4. Communicating to the business, not at the business

This communication chasm still persists at too many organizations, most agree. Many security professionals still have a challenging time elevating the IT security discussion to a level that is relevant to business executives. That's largely because they continue to view themselves as security practitioners, rather than a security professional participating in the industry their organization operates, contends says Eric Cowperthwaite VP, advanced security and strategy at Core Security Inc. and former CISO at Providence Health and Services.

[How to create security awareness with incentives]

Alexander agrees. "Communication is still a very common problem. There is a challenge for many to explain complex and technical risks in a way that makes sense to a business executive. But that's what we need to do. We need to talk in their terms in order to be persuasive and reach them," she says.
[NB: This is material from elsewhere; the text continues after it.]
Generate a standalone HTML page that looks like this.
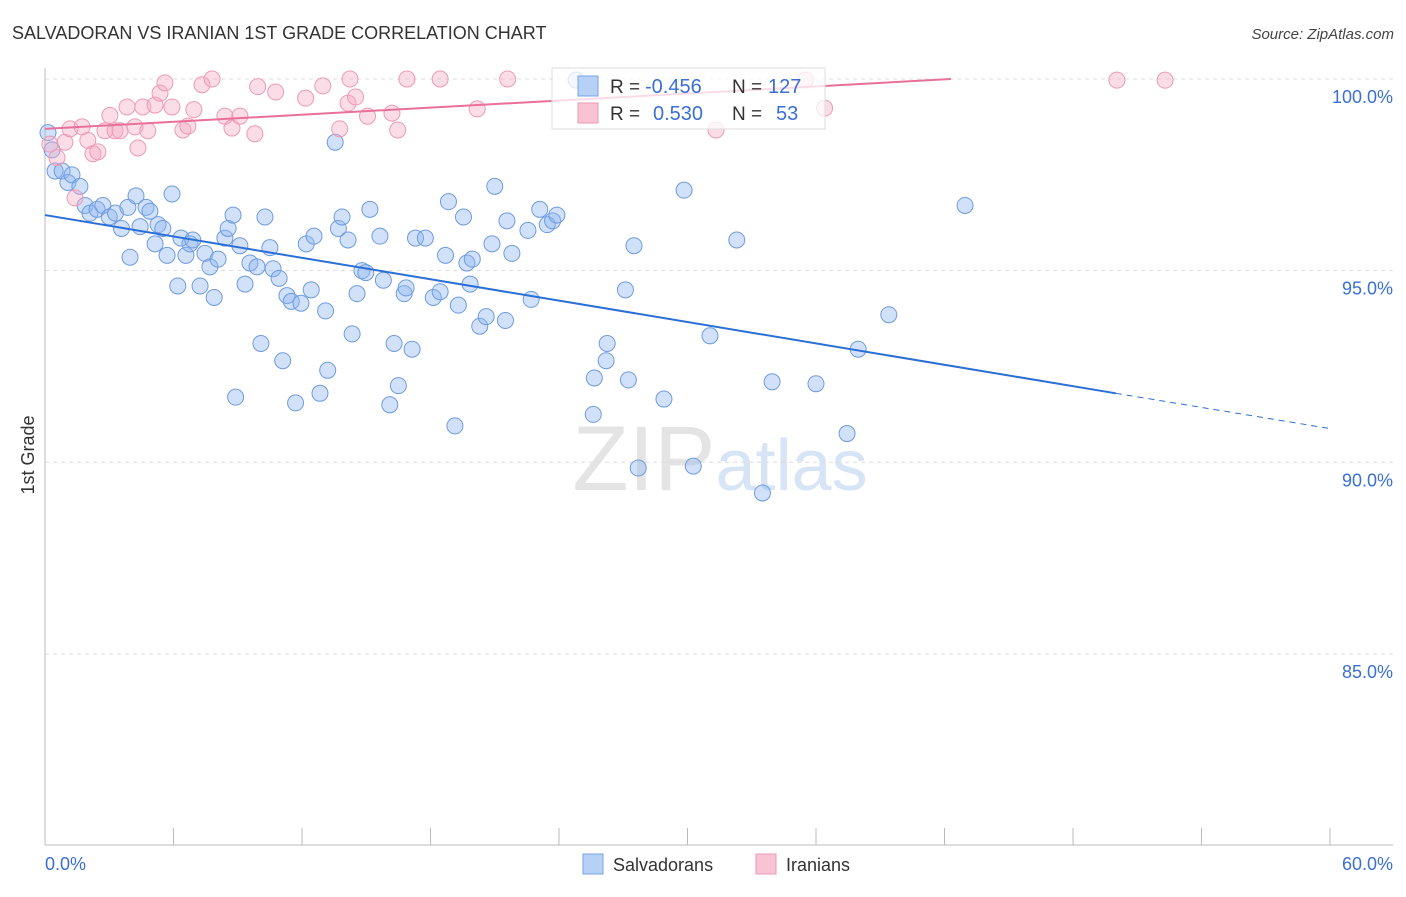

What executives need to make educated IT risk decisions are security pros that understand both the technology and the nature of the business and industry they're in.

"Executives want you to gear yourself as being as responsible for the business just as much as they are. And they want you to sit down and in a collaborative way figure out how to get better security without interfering with business objectives," he says.

5. Shift to increasingly to data-based decision making

The final fix is moving from making gut decisions, working off of checklists, and blindly following best practices to more data-driven decisions. "What we are doing is playing whack-a-mole. We find the things that we are bad at (or cause breaches) and we fix it," says Jay Jacobs, vice president at the Society of Information Risk Analysts.

"The problem is that there's always something else that comes next. And the adversary is intelligent and can adapt, so they just move on [to the next vulnerability]," Jacobs says. "I think what really would be a dramatic improvement is if we start using the home field advantage that we have and start to collect the data in our environment and make sense of it," Jacobs adds.

That means better log analysis, more spending in big data security analytics, and better anomaly detection. This can give researchers more speedy insight into things that need to be investigated "I think adopting that technology would be a dramatic improvement. Unfortunately it's a pretty steep hill to climb for most organizations," he says.